▶ **What the exercise asks**
Locate the lines that hold the string "with". Copy every such line.

▶ **Exercise materials**
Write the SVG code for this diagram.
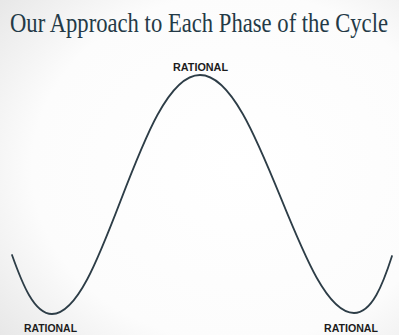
==
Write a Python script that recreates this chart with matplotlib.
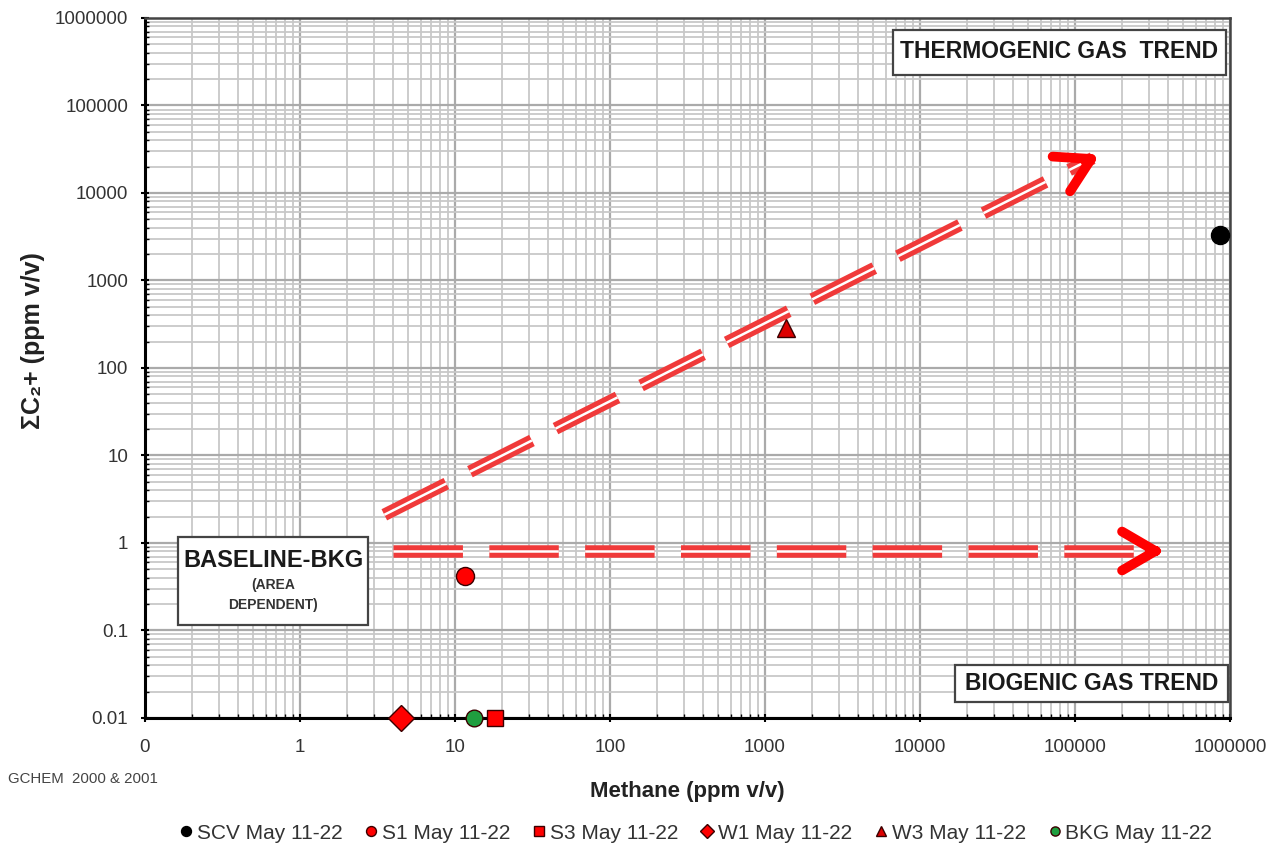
* * *
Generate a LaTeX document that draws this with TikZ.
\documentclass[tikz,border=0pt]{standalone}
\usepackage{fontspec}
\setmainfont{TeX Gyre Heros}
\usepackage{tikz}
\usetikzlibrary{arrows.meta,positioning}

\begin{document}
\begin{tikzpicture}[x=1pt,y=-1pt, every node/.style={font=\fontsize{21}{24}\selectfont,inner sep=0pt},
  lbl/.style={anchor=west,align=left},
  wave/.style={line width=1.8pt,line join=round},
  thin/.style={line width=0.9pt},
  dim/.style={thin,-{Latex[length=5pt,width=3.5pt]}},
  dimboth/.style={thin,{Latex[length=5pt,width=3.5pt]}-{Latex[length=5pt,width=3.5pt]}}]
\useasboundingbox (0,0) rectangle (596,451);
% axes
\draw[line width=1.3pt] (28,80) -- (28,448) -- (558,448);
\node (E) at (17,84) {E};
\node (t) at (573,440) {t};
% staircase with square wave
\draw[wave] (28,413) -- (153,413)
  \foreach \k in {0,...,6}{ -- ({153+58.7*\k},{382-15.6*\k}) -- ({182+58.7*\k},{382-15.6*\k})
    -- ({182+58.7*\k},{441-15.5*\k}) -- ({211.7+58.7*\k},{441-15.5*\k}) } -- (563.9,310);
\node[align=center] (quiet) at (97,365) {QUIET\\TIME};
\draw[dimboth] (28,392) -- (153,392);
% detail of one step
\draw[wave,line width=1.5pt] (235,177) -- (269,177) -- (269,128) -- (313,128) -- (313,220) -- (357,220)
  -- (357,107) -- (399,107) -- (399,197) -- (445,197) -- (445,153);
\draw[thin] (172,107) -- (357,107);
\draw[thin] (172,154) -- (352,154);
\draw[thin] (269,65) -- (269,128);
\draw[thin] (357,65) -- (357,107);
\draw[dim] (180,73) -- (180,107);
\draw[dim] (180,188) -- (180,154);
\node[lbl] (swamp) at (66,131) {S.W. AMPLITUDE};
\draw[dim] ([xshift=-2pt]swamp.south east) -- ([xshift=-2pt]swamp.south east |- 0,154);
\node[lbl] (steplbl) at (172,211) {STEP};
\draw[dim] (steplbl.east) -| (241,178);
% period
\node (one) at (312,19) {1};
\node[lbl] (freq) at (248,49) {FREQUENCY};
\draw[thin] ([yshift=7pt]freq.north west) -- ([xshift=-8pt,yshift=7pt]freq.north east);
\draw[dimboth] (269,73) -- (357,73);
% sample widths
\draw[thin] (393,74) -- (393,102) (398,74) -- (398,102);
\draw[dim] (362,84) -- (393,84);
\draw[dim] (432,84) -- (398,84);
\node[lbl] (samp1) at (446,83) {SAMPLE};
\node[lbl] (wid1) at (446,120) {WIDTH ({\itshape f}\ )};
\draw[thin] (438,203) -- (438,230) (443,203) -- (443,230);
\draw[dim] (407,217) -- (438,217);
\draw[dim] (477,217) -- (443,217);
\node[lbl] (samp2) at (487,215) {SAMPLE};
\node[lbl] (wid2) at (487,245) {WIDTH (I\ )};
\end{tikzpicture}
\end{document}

▶ **Result of this exercise**
Write a Python script that recreates this chart with matplotlib.
Generate a LaTeX document that draws this with TikZ.
% staircase with square wave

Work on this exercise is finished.